The Intercontinental Nuclear Institute (INI), a four-week, joint programme by the U.S.-Czech Civil Nuclear Cooperation Centre (CNCC) in Prague and the University of Massachusetts-Lowell (UML) in the United States, provided fellows from 13 countries with information about a sustainable nuclear power programme based on the highest level of safety and security, the long-term needs for nuclear power in the energy mix of a country, best practices in design and operation, and long-term availability of the necessary resources, including human resources. Fellows also learned about the importance of non-proliferation and — thanks to the cross-Atlantic nature of the programme — could familiarize themselves with different types of technologies.

“INI brought together the best experience, technology, culture and education from European and United States teams to train the workforce of the future,” said Sukesh Aghara, INI Director at UML.

The programme is the result of a thorough gap analysis, said Radek Škoda, INI Director from the CNCC. “INI was designed with a special focus on combining classroom learning with practical experience,” he said. “Fellows had the opportunity to learn from leading experts from industry, research and technology organizations and universities, introducing them to physical facilities and activities.” The fellows also visited the Harvard Kennedy School’s Belfer Center, and gained a good understanding of the New England grid system operator control centre in Holyoke, as well as information on the integrated approaches to electrical systems that are used at nuclear power plants.

I particularly appreciated the combination of practical experience and making professional contacts.
Tanja Kaiba, Department of Reactor Physics, Jožef Stefan Institute, Ljubljana, Slovenia

INI Fellows visited the control room of the Seabrook Station Nuclear Power Plant in Seabrook, New Hampshire, U.S., July 2015. (Photo: S. Aghara/UML, United States)

“INI will help in the creation of an informed workforce capable of contributing to the long-term sustainability of nuclear power programmes by engaging young professionals early and providing them with unique practical experience and knowledge from either side of the Atlantic,” said Brian Molloy, Technical Head of Management and Human Resources at the IAEA.

INI was supported by the IAEA’s Peaceful Uses Initiative through its technical cooperation programme. The programme is planned to be repeated annually.

Networking across the Atlantic

Engaging with peers was an integral part of the experience, the fellows said.

“This fellowship has not only provided us with an overview of an advanced technological field — nuclear energy — but also a unique experience of working together at the international level, an asset for my future professional development,” said Júlia Bartos, 23, a recent graduate of the Budapest University of Technology and Economics in Hungary.

“I wish that more fellows every year had the same opportunity I had,” said Igor Salata, a 29-year-old nuclear engineer from Ukraine. Tanja Kaiba, 23, currently with the Department of Reactor Physics of the Jožef Stefan Institute in Slovenia, agreed. “I particularly appreciated the combination of practical experience and making professional contacts,” she said.

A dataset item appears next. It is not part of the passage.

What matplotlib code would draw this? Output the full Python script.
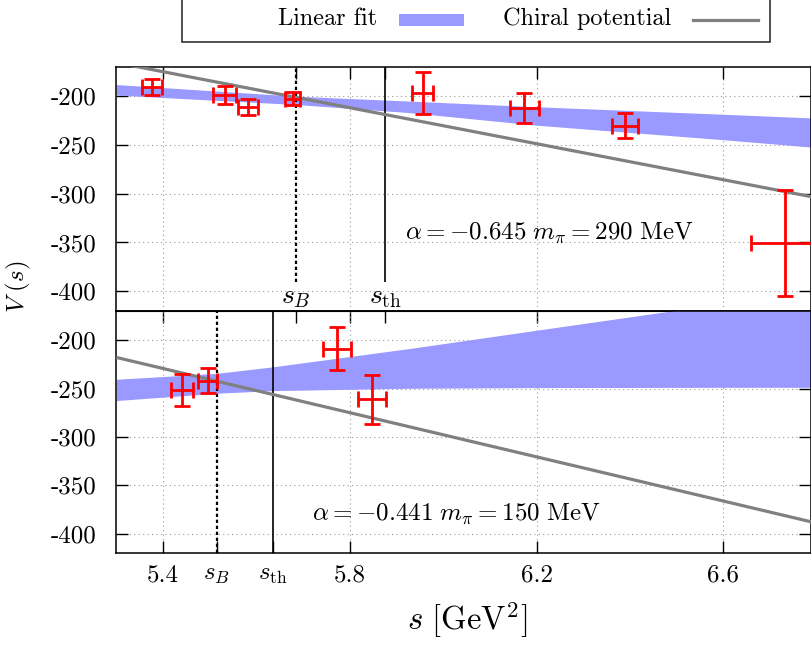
import matplotlib
matplotlib.use("Agg")
import matplotlib.pyplot as plt
from matplotlib.patches import Rectangle
from matplotlib.lines import Line2D

plt.rcParams['font.family'] = 'cmr10'
plt.rcParams['mathtext.fontset'] = 'cm'
plt.rcParams['axes.unicode_minus'] = False

# upper panel (m_pi = 290 MeV)
top_s = [5.377, 5.532, 5.582, 5.678, 5.956, 6.174, 6.390, 6.731]
top_V = [-191.0, -199.0, -210.8, -202.6, -196.5, -212.0, -230.2, -350.5]
top_ds = [0.022, 0.024, 0.022, 0.016, 0.023, 0.031, 0.028, 0.071]
top_dV = [8.2, 9.3, 8.0, 6.9, 21.3, 15.8, 12.5, 54.0]

top_fit_s = [5.30, 5.686, 5.928, 6.20, 6.60, 6.79]
top_fit_hi = [-188.0, -200.0, -205.0, -210.8, -218.5, -222.3]
top_fit_lo = [-198.8, -208.5, -216.8, -229.7, -244.6, -252.2]

top_chiral_s = [5.30, 6.79]
top_chiral_V = [-165.6, -303.2]

top_sB, top_sth = 5.684, 5.876

# lower panel (m_pi = 150 MeV)
bot_s = [5.441, 5.496, 5.773, 5.848]
bot_V = [-251.6, -241.7, -208.6, -261.0]
bot_ds = [0.024, 0.020, 0.030, 0.030]
bot_dV = [16.3, 13.2, 22.6, 25.2]

bot_fit_s = [5.30, 5.515, 5.636, 5.928, 6.20, 6.485, 6.79]
bot_fit_hi = [-240.4, -234.3, -227.5, -208.6, -189.7, -170.0, -150.0]
bot_fit_lo = [-262.4, -254.8, -252.1, -249.7, -249.0, -248.8, -248.7]

bot_chiral_s = [5.30, 6.79]
bot_chiral_V = [-217.8, -388.0]

bot_sB, bot_sth = 5.515, 5.636

xticks = [5.4, 5.8, 6.2, 6.6]
xticklabels = ["5.4", "5.8", "6.2", "6.6"]
yticks = [-200, -250, -300, -350, -400]
yticklabels = ["-200", "-250", "-300", "-350", "-400"]

band_col = "#9999ff"
line_col = "#808080"
fs = 18

W, H = 811, 645
fig = plt.figure(figsize=(W / 100, H / 100), dpi=100)


def fx(x):
    return x / W


def fy(y):
    return 1 - y / H


ax1 = fig.add_axes([fx(116), fy(310.7), fx(811) - fx(116), fy(66.5) - fy(310.7)])
ax2 = fig.add_axes([fx(116), fy(553), fx(811) - fx(116), fy(310.7) - fy(553)])

panels = [
    (ax1, top_s, top_V, top_ds, top_dV, top_fit_s, top_fit_hi, top_fit_lo, top_chiral_s, top_chiral_V),
    (ax2, bot_s, bot_V, bot_ds, bot_dV, bot_fit_s, bot_fit_hi, bot_fit_lo, bot_chiral_s, bot_chiral_V),
]
for ax, s, V, ds, dV, fs_, hi, lo, cs, cV in panels:
    ax.fill_between(fs_, lo, hi, color=band_col, lw=0, zorder=1)
    ax.plot(cs, cV, color=line_col, lw=2.3, zorder=3, solid_capstyle='butt')
    ax.errorbar(s, V, xerr=ds, yerr=dV, fmt='none', ecolor='red', elinewidth=2,
                capsize=5.5, capthick=2, zorder=4)
    ax.set_xlim(5.2995, 6.7876)
    ax.set_ylim(-420, -169.5)
    ax.set_yticks(yticks, labels=yticklabels)
    ax.grid(True, which='major', color='#999999', ls=(0, (1, 3)), lw=0.8)
    ax.set_axisbelow(True)
    ax.tick_params(axis='y', direction='in', left=True, right=True, length=8.5,
                   width=1, labelsize=fs, pad=14)
    for sp in ax.spines.values():
        sp.set_linewidth(1.1)

# top panel x axis: ticks only on top
ax1.set_xticks(xticks)
ax1.set_xticks([top_sB, top_sth], minor=True)
ax1.tick_params(axis='x', which='both', direction='in', top=True, bottom=False,
                labelbottom=False, length=8.5, width=1)
ax1.vlines(top_sB, -391, -169.5, color='black', lw=1.6, ls=(0, (1.5, 1.2)), zorder=2)
ax1.vlines(top_sth, -391, -169.5, color='black', lw=1.2, zorder=2)
ax1.text(top_sB, -406, r"$s_B$", fontsize=fs + 2, ha='center', va='center')
ax1.text(top_sth, -406, r"$s_{\rm th}$", fontsize=fs + 2, ha='center', va='center')
ax1.text(5.918, -340, r"$\alpha = -0.645\ m_\pi = 290\ \mathrm{MeV}$", fontsize=fs,
         ha='left', va='center')

# bottom panel x axis
ax2.set_xticks(xticks, labels=xticklabels)
ax2.set_xticks([bot_sB, bot_sth], labels=[r"$s_B$", r"$s_{\rm th}$"], minor=True)
ax2.tick_params(axis='x', which='both', direction='in', top=False, bottom=True,
                length=8.5, width=1, labelsize=fs, pad=8)
sec = ax2.secondary_xaxis('top')
sec.set_xticks([5.4, top_sB, 5.8, top_sth, 6.2, 6.6])
sec.tick_params(axis='x', direction='in', length=8.5, width=1, labeltop=False)
ax2.axvline(bot_sB, color='black', lw=1.6, ls=(0, (1.5, 1.2)), zorder=2)
ax2.axvline(bot_sth, color='black', lw=1.2, zorder=2)
ax2.text(5.72, -379, r"$\alpha = -0.441\ m_\pi = 150\ \mathrm{MeV}$", fontsize=fs,
         ha='left', va='center')

fig.text(fx(467), fy(620), r"$s\ [\mathrm{GeV}^2]$", fontsize=23.5, ha='center', va='center')
fig.text(fx(18), fy(287), r"$V\ (s)$", fontsize=fs, ha='center', va='center', rotation=90)

# key box
fig.add_artist(Rectangle((fx(182.3), fy(41.7)), fx(770) - fx(182.3), fy(-5) - fy(41.7),
                         transform=fig.transFigure, facecolor='white', edgecolor='#222222',
                         lw=1.1, zorder=5))
fig.text(fx(376.7), fy(19), "Linear fit", fontsize=17.5, ha='right', va='center', zorder=6)
fig.add_artist(Rectangle((fx(399.3), fy(26)), fx(464) - fx(399.3), fy(14.3) - fy(26),
                         transform=fig.transFigure, facecolor=band_col, lw=0, zorder=6))
fig.text(fx(671.7), fy(19), "Chiral potential", fontsize=17.5, ha='right', va='center', zorder=6)
fig.add_artist(Line2D([fx(692.7), fx(758.3)], [fy(20.3), fy(20.3)], transform=fig.transFigure,
                      color=line_col, lw=2.3, zorder=6))

fig.savefig("out.png", dpi=100)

As for the instructors, they were impressed by their young colleagues:

“Their motivation, enthusiasm, sound background and eagerness to learn was refreshing and very promising,” said Danas Ridikas, a research reactor specialist at the IAEA, who provided technical guidance on the IAEA’s role and activities in nuclear energy programmes as well as on the fundamentals of research and test reactors during the training in the Czech Republic.